Stated exercise: Using the material below, print a verbatim copy of every line from the one containing "Generate a component" through the one containing "YAxis, CartesianGrid, ReferenceLine", inclusive, and omit the pictures.

begin Raw data

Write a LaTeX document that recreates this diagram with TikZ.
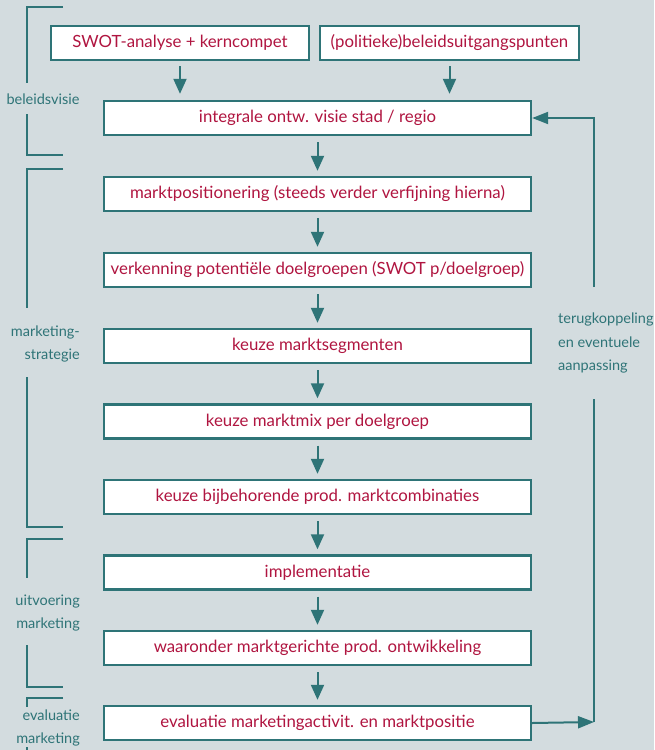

end Raw data
begin Raw data

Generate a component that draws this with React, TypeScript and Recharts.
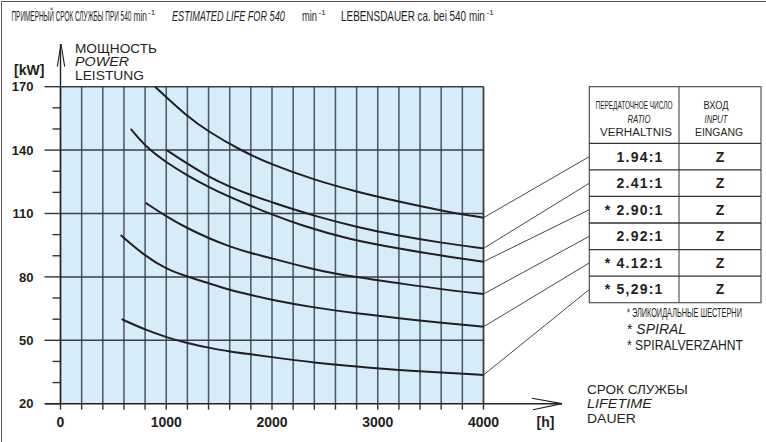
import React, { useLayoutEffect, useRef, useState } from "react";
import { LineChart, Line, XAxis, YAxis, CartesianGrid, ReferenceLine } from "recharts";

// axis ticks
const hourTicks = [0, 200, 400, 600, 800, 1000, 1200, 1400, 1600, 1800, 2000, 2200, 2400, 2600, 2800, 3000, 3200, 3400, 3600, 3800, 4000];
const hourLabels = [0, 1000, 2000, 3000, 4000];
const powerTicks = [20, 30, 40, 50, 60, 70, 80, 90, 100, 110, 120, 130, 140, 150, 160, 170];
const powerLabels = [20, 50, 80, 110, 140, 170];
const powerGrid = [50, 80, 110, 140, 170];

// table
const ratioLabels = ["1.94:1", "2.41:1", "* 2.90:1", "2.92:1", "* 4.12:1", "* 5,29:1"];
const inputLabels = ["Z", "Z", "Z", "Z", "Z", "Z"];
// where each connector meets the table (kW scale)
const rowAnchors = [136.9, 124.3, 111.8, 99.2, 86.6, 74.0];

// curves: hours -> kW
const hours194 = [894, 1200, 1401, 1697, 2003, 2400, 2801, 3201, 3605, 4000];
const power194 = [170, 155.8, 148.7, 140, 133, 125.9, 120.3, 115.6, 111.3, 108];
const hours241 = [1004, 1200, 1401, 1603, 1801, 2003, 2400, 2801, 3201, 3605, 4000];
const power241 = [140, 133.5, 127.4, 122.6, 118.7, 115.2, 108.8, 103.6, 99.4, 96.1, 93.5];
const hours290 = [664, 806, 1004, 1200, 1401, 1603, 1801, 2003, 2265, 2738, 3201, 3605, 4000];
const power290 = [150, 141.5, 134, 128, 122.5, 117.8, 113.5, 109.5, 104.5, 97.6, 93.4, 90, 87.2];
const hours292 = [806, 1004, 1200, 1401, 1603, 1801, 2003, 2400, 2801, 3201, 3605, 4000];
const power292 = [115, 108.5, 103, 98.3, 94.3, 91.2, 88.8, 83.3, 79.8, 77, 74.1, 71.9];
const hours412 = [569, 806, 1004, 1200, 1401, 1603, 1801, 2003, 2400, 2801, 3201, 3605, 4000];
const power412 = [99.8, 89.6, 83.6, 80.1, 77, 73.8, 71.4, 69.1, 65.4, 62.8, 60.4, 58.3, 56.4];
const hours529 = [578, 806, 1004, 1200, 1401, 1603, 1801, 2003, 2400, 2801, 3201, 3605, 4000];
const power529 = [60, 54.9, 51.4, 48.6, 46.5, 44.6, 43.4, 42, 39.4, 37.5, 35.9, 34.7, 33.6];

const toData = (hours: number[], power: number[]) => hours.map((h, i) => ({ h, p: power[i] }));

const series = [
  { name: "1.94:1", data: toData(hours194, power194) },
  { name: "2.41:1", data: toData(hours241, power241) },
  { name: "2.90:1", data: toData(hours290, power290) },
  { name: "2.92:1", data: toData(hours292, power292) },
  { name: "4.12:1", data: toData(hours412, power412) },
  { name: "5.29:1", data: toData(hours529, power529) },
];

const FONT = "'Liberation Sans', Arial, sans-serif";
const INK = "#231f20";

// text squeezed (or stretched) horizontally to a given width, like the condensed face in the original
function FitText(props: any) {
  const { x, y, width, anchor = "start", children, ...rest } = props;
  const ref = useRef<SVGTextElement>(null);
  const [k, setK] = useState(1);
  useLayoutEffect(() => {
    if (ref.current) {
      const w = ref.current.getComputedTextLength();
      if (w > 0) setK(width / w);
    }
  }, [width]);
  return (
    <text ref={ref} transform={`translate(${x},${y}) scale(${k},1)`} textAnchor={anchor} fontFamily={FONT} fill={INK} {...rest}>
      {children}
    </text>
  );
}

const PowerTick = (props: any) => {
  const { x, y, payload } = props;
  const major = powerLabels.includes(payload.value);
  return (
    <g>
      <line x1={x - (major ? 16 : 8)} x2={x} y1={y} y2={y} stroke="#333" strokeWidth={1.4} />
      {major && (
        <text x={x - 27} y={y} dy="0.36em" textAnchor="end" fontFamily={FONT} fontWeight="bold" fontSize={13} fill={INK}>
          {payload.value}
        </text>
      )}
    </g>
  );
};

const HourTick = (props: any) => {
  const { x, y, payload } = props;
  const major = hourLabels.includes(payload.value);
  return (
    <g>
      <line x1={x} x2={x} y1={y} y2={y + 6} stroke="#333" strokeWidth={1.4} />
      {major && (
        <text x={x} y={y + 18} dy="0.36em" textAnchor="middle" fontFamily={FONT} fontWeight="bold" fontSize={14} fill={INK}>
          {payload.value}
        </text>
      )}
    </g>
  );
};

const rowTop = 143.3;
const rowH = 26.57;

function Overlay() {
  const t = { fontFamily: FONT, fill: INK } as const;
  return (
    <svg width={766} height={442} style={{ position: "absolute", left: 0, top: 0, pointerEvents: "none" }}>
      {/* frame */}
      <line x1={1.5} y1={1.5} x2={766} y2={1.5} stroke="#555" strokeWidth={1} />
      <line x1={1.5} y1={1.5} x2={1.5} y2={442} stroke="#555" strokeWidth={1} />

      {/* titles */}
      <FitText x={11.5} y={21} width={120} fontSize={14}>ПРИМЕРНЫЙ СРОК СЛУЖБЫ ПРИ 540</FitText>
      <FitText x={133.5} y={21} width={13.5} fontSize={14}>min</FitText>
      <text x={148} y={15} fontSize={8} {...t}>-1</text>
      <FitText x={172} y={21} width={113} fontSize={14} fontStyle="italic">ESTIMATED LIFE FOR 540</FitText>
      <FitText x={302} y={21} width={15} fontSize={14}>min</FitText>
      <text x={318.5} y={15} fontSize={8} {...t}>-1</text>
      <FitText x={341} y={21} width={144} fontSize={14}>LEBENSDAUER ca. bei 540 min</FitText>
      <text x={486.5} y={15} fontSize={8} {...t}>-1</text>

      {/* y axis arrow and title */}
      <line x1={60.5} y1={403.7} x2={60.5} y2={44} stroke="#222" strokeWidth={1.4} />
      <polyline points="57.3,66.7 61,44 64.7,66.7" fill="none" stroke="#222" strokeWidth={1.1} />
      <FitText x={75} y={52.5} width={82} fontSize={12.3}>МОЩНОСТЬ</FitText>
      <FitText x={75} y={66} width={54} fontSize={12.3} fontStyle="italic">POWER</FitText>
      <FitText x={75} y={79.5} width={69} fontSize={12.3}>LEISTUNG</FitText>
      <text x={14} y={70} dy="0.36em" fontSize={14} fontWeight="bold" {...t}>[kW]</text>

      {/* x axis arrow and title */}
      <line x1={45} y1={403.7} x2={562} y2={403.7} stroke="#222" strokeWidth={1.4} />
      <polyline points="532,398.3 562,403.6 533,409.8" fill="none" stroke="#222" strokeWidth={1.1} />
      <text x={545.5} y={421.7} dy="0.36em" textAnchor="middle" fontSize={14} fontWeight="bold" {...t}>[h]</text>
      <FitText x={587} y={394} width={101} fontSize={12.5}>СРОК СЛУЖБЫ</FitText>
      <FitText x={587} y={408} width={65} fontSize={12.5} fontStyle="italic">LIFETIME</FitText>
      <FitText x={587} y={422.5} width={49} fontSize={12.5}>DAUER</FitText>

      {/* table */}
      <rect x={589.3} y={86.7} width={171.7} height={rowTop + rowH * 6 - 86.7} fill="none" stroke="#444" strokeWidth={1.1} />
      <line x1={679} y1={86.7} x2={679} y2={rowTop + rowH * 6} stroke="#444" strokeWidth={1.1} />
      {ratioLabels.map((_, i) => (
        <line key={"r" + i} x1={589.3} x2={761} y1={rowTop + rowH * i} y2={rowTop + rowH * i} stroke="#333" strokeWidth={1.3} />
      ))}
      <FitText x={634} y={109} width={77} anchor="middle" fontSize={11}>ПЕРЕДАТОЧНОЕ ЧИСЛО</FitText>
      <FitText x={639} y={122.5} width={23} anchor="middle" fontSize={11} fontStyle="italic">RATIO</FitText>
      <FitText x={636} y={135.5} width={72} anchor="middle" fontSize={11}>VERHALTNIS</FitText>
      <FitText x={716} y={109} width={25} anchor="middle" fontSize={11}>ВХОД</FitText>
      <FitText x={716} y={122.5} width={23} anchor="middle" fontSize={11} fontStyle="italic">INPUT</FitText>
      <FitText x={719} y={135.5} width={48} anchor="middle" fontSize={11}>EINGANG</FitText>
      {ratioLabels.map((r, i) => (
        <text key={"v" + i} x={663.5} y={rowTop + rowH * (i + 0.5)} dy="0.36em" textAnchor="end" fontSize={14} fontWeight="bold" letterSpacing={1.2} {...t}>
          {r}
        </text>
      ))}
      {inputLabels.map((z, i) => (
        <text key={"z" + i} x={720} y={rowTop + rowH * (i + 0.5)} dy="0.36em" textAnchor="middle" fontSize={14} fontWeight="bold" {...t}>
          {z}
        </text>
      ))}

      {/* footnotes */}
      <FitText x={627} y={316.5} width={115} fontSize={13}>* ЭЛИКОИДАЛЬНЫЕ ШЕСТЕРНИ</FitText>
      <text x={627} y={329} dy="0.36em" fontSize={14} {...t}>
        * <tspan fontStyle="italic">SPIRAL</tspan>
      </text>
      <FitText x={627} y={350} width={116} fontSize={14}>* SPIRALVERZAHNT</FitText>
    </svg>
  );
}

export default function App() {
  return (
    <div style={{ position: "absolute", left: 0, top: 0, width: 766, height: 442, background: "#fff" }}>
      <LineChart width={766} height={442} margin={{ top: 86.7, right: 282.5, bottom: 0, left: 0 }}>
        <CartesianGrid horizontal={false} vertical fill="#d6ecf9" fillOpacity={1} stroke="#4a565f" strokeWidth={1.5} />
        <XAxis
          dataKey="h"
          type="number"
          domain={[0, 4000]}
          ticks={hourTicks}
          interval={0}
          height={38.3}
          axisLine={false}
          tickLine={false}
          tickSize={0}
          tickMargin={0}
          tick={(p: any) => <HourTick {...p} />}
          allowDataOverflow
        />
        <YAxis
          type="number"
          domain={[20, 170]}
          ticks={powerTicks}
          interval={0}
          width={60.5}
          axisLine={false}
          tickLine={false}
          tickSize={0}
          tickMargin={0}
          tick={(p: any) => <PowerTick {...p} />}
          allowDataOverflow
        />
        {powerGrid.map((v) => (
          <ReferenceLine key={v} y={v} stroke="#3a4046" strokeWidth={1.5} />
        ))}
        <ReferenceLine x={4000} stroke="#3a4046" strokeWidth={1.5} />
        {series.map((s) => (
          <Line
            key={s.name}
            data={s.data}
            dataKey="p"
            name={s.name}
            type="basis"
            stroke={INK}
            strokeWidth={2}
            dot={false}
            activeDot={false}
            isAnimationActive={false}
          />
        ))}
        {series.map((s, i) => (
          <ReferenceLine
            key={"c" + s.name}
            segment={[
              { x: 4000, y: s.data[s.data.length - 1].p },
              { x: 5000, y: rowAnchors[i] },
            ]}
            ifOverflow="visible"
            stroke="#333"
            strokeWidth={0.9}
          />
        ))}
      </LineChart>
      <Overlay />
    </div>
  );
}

end Raw data

Exercise response:
Generate a component that draws this with React, TypeScript and Recharts.
import React, { useLayoutEffect, useRef, useState } from "react";
import { LineChart, Line, XAxis, YAxis, CartesianGrid, ReferenceLine } from "recharts";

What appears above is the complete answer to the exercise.